A second heater 58 is provided with the insulated chamber 57 and although only shown figuratively in the drawing is attached to the inner walls of the insulated chamber. Two fans 60 and 62 are positioned within the insulated chamber and provide turbulence to the heated air therein. Barrier plates 64 and 66 are mounted on the inner ends 68 and 70 of the centrifugal fans 60 and 62. These plates assist in directing the heated air flow towards the component to be printed 72 underneath when required.

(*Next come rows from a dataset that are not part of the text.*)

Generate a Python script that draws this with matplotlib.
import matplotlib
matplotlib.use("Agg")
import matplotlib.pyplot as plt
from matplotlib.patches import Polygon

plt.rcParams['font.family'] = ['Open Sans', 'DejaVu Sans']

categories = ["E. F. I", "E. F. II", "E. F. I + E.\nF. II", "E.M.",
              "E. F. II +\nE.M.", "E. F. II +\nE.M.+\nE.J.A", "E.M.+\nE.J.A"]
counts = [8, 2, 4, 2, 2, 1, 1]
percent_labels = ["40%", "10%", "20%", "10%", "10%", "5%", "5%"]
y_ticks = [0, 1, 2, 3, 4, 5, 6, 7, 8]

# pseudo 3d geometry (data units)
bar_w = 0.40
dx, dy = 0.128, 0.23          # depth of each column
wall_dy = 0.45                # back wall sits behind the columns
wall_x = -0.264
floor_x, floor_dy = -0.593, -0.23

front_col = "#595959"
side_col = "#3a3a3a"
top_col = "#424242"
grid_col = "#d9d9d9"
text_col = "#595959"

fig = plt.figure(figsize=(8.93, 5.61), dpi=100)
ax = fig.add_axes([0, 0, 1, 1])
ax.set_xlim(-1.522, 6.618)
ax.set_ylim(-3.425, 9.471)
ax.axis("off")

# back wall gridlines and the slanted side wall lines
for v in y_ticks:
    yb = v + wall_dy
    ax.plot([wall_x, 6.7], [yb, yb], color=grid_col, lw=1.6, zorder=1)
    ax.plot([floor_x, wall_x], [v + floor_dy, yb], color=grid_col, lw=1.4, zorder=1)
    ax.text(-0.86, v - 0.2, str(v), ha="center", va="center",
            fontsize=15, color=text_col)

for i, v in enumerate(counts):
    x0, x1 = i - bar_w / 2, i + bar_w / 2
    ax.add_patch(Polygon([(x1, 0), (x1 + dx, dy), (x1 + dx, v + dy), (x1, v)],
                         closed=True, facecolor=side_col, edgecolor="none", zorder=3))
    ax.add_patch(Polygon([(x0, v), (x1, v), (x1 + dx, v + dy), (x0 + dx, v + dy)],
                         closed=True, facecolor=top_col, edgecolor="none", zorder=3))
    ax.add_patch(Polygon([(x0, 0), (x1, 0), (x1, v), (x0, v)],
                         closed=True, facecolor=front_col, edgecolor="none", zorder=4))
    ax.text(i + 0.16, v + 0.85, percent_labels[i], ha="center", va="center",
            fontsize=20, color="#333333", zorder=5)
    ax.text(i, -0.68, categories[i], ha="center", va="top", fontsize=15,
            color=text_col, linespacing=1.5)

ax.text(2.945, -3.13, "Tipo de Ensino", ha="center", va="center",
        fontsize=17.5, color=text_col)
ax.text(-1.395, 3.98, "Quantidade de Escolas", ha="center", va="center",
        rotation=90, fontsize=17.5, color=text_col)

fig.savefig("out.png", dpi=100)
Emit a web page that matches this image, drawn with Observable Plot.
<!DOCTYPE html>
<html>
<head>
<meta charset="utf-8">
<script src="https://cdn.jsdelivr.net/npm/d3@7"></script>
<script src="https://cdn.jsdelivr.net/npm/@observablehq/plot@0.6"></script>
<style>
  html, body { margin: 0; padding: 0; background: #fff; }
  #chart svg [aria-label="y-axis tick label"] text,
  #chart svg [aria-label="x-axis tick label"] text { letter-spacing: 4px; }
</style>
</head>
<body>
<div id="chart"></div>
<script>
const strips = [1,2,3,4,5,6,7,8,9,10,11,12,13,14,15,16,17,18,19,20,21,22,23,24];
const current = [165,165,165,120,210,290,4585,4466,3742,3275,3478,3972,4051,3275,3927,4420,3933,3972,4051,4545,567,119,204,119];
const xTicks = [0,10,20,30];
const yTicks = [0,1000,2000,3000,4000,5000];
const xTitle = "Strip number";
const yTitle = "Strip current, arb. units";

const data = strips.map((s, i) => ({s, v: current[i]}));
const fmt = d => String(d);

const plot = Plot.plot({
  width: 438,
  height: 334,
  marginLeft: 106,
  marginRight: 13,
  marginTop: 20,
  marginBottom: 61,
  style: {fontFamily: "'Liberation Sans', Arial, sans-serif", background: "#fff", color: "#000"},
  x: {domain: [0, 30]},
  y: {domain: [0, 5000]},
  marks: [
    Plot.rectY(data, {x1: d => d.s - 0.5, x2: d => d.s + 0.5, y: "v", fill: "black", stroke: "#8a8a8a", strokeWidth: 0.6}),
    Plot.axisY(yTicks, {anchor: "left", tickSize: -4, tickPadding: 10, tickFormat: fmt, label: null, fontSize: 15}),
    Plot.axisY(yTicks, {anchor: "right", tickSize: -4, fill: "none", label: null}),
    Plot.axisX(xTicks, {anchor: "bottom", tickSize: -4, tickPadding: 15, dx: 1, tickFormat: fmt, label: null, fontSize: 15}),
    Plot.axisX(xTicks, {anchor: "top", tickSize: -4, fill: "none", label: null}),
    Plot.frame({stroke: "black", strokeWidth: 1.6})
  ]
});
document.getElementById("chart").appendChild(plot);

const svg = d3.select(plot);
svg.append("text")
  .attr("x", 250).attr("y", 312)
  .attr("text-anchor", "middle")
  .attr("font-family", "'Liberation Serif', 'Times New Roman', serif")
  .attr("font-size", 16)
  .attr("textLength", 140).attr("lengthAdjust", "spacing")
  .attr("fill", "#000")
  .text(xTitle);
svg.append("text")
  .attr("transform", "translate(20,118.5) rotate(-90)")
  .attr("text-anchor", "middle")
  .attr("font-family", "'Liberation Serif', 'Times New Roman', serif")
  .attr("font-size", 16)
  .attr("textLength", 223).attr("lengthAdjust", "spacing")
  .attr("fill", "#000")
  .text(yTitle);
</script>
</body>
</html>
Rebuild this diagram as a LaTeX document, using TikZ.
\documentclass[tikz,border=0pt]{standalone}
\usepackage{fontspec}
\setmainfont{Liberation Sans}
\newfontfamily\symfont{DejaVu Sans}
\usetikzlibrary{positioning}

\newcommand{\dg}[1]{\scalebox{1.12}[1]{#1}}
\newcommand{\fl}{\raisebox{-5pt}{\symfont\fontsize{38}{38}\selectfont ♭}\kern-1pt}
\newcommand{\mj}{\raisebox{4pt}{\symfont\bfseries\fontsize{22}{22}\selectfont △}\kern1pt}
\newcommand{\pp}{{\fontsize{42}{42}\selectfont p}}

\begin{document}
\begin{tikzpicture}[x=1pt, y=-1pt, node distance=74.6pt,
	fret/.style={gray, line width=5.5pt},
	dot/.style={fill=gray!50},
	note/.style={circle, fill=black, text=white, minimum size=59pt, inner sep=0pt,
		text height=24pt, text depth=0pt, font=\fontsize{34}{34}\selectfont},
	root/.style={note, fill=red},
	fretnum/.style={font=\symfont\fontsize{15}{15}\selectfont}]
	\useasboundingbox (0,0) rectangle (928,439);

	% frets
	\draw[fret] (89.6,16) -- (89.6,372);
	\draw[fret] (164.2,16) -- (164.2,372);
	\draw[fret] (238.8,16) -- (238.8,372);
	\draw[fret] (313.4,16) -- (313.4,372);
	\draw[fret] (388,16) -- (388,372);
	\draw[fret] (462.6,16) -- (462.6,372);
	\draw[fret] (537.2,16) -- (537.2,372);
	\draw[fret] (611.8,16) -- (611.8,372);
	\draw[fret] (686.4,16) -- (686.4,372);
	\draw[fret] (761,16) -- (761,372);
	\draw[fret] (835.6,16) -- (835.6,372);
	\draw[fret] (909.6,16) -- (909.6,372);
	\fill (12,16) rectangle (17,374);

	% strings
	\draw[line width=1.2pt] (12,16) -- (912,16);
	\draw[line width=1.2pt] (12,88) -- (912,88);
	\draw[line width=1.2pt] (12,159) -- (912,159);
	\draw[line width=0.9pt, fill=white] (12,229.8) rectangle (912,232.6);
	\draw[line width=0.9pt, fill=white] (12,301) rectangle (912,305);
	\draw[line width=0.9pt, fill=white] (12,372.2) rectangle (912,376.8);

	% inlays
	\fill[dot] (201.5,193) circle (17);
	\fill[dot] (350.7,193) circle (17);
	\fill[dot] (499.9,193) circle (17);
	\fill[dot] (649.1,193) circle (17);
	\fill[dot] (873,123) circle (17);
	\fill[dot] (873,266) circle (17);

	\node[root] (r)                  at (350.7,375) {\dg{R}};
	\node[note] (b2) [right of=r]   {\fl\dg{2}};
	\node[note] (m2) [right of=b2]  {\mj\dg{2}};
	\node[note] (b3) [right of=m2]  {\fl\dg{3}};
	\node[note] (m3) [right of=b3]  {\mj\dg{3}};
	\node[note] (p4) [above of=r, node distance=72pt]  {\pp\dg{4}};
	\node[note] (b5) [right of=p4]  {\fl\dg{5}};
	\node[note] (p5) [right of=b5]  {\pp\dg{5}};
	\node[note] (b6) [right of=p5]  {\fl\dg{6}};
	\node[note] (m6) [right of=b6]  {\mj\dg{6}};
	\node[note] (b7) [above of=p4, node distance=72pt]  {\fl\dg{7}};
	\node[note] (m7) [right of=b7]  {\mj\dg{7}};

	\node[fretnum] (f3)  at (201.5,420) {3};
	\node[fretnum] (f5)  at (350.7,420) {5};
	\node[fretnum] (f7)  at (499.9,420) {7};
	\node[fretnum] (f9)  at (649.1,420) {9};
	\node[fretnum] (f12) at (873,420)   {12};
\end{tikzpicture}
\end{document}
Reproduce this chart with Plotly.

The centrifugal fans 60 and 62 are also arranged to be backward running so as to assist with the turbulent air flow.

In use the component 72 is positioned in the base 74 of the tray 52 and a film containing the inks for the sublimation process is positioned over the open end of the tray 52. The first heater 52 and fan are operated so as to apply heat to the film 56 and cause it to wrap around the desired areas of the component. The temperature required for this step is approximately 120 ⁰ C. This stage is shown in figures 3 and 4.

Then the performing unit 55 is slidably removed and the fans 60 and 62 and heater 58 are operated so as to heat the air within the chamber 57. This air is circulated and directed via the barrier plates 64 and 66 such that the ink on the film sublimates and/or diffuses into the object 72 to be printed. The temperature required for this stage of the process is approximately 240 ⁰ C and takes approximately 3 to 4 minutes although the timing and heat required is dependent the size of the article.

It is also envisaged that a number of fans and heaters could be positioned adjacent on another so that concurrent printing processes could take place.

The centrifugal fans 60 and 62 are arranged to have their impellors 'backward running' such that a high degree of turbulent air flow is achieved. The hot air advantageously loses the minimum amount of heat by orientating the impellors so that the recirculation path of the heated air is kept within the chamber rather than requiring additional ductwork outside of the chamber.

The fans 60, 62 and 54 could be employed to assist in the cooling of the component after the ink sublimation process has been completed.